The articles are declined depending on what type of gender AND function the nouns have in the sentence.
Mein is a possessive pronoun and is declined just as the indefinite article.
Here we have nominative: for masculine nouns it is for instance Mein Mann, for female nouns it is Meine Frau, for neuter nouns it is Mein Pferd.
There are numerous links on the web, search for "german indefinite article declension"
Darf ich bitte eine Frage stellen? In high school, my German teacher (From Austria) said that if "das" is being used to say "this/that" as opposed to "the", it is to be spelled "dass", note the two "s"'s... Is this the Austrian way of doing things, or has there been a spelling reform, or what???
Don't know about Austrian but I think that in German dass is only used as that in a purely grammatical function. It is a connector.
My English sentence I just used in this post says....I think that in German....
In that sentence that does not refer to anything. It is simply a grammatical concept used to connect the concept of ...I think .... to the rest of sentence ....in German.....
Basically I'm saying that dass is used to represent that only when that doesn't actually mean anything in itself. So your teacher was correct. When using that purely as a connector where it does not actually refer to anything, you use dass.
Otherwise use das.
That (das) is my understanding, that (dass) the difference is as I explained.
In this case Pferd is in the nominative case.
With the various forms of the verb to be. the subject and what looks a bit like the object are actually the same thing. Whatever this ends up being, it is the horse. The sentence tells us that. That means whatever the horse is, it is this. This and the horse are the same thing in this sentence so they are treated the same. That feature also applies to whatever modifies them.
Pferd is subject/nominative even though it is placed where we expect objects to be, so therefore the modifier mein is as well.
If you are interested in the technical terms and grammar rules about this, check out complement and copula on some English grammar pages.
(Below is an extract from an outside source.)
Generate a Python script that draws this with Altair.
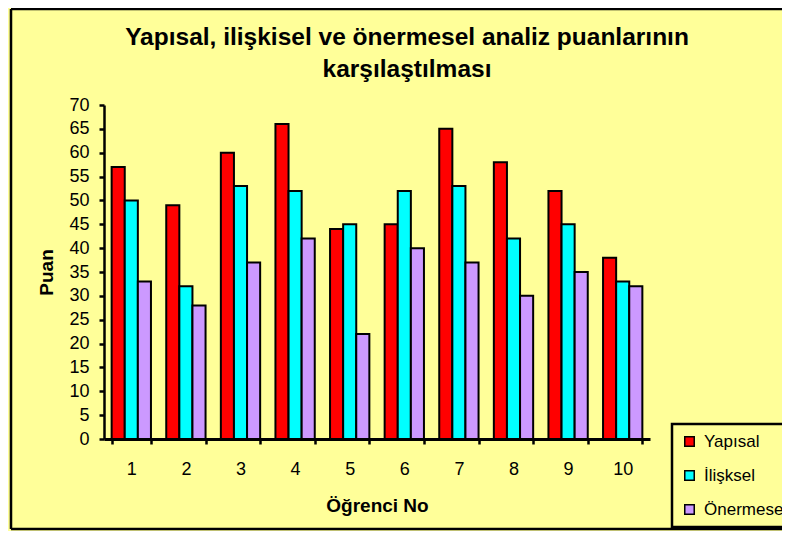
import altair as alt
import pandas as pd

students = ["1", "2", "3", "4", "5", "6", "7", "8", "9", "10"]
series_names = ["Yapısal", "İlişksel", "Önermesel"]
yapisal = [57, 49, 60, 66, 44, 45, 65, 58, 52, 38]
iliskisel = [50, 32, 53, 52, 45, 52, 53, 42, 45, 33]
onermesel = [33, 28, 37, 42, 22, 40, 37, 30, 35, 32]
colors = ["#FF0000", "#00FFFF", "#CC99FF"]
y_ticks = list(range(0, 75, 5))

rows = []
for name, vals in zip(series_names, [yapisal, iliskisel, onermesel]):
    for s, v in zip(students, vals):
        rows.append({"Öğrenci": s, "Seri": name, "Puan": v})
df = pd.DataFrame(rows)

FONT = "Liberation Sans"
W, H = 546, 334
PAD_L, PAD_T, PAD_R, PAD_B = 96, 97, 132, 92

bars = alt.Chart(df).mark_bar(
    stroke="black", strokeWidth=2, strokeOpacity=1, opacity=1
).encode(
    x=alt.X(
        "Öğrenci:N",
        sort=students,
        scale=alt.Scale(paddingInner=0.28, paddingOuter=0.14),
        axis=alt.Axis(
            title="Öğrenci No",
            labelAngle=0,
            tickBand="extent",
            domainColor="black",
            domainWidth=3,
            tickColor="black",
            tickWidth=2.5,
            tickSize=5,
            labelPadding=16,
            titlePadding=18,
            labelFontSize=18,
            titleFontSize=19,
        ),
    ),
    xOffset=alt.XOffset("Seri:N", sort=series_names, scale=alt.Scale(paddingInner=0, paddingOuter=0)),
    y=alt.Y(
        "Puan:Q",
        scale=alt.Scale(domain=[0, 70], nice=False),
        axis=alt.Axis(
            title="Puan",
            values=y_ticks,
            grid=False,
            domainColor="black",
            domainWidth=2.5,
            tickColor="black",
            tickWidth=2.5,
            tickSize=5,
            labelPadding=10,
            titlePadding=12,
            labelFontSize=18,
            titleFontSize=19,
        ),
    ),
    fill=alt.Fill(
        "Seri:N",
        sort=series_names,
        scale=alt.Scale(domain=series_names, range=colors),
        legend=alt.Legend(
            title=None,
            orient="none",
            legendX=568,
            legendY=319,
            symbolType="square",
            symbolSize=90,
            symbolStrokeColor="black",
            symbolStrokeWidth=1.5,
            labelFontSize=17,
            labelOffset=6,
            rowPadding=16,
            padding=9,
            strokeColor="black",
            fillColor="#FFFF99",
        ),
    ),
    stroke=alt.value("black"),
)

frame_df = pd.DataFrame({"k": [0]})
left_rule = alt.Chart(frame_df).mark_rule(color="black", strokeWidth=2.5).encode(
    x=alt.value(-93), y=alt.value(-96), y2=alt.value(424)
)
top_rule = alt.Chart(frame_df).mark_rule(color="black", strokeWidth=2.5).encode(
    x=alt.value(-93), x2=alt.value(700), y=alt.value(-96)
)
bottom_rule = alt.Chart(frame_df).mark_rule(color="black", strokeWidth=2.5).encode(
    x=alt.value(-93), x2=alt.value(700), y=alt.value(424)
)

chart = alt.layer(bars, left_rule, top_rule, bottom_rule).properties(
    width=W,
    height=H,
    autosize=alt.AutoSizeParams(type="none"),
    padding={"left": PAD_L, "top": PAD_T, "right": PAD_R, "bottom": PAD_B},
    title=alt.TitleParams(
        text=["Yapısal, ilişkisel ve önermesel analiz puanlarının", "karşılaştılması"],
        fontSize=24.5,
        fontWeight="bold",
        font=FONT,
        color="black",
        anchor="middle",
        dx=30,
        dy=85,
        offset=10,
        lineHeight=32,
    ),
).configure(
    background="#FFFF99",
    font=FONT,
).configure_view(
    stroke="transparent",
).configure_axis(
    labelFont=FONT,
    titleFont=FONT,
    labelColor="black",
    titleColor="black",
    titleFontWeight="bold",
).configure_legend(
    labelFont=FONT,
    labelColor="black",
    strokeWidth=2.5,
)

chart.save("out.html", embed_options={"renderer": "svg", "actions": False})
For it to be dative, as you suggest, the sentence would have to say that some action of the verb was being done to, for, at, in, by, with etc. the horse. But in this sentence it is the verb to be. There is no action or event concerning the horse (direct object/accusative) or .....(insert a preposition from the list I mentioned here)... the horse (indirect object/dative).
Some prepositions in German require the accusative case for what follows. Some prepositions require dative. Some take both. The better your understanding of the use of dative/accusative in English, the shorter the lists that you will have to memorize. If you know that with generates the dative in English and you know that mit means with, you won't have to include mit on any memory list because you already understand why mit takes the dative case in German.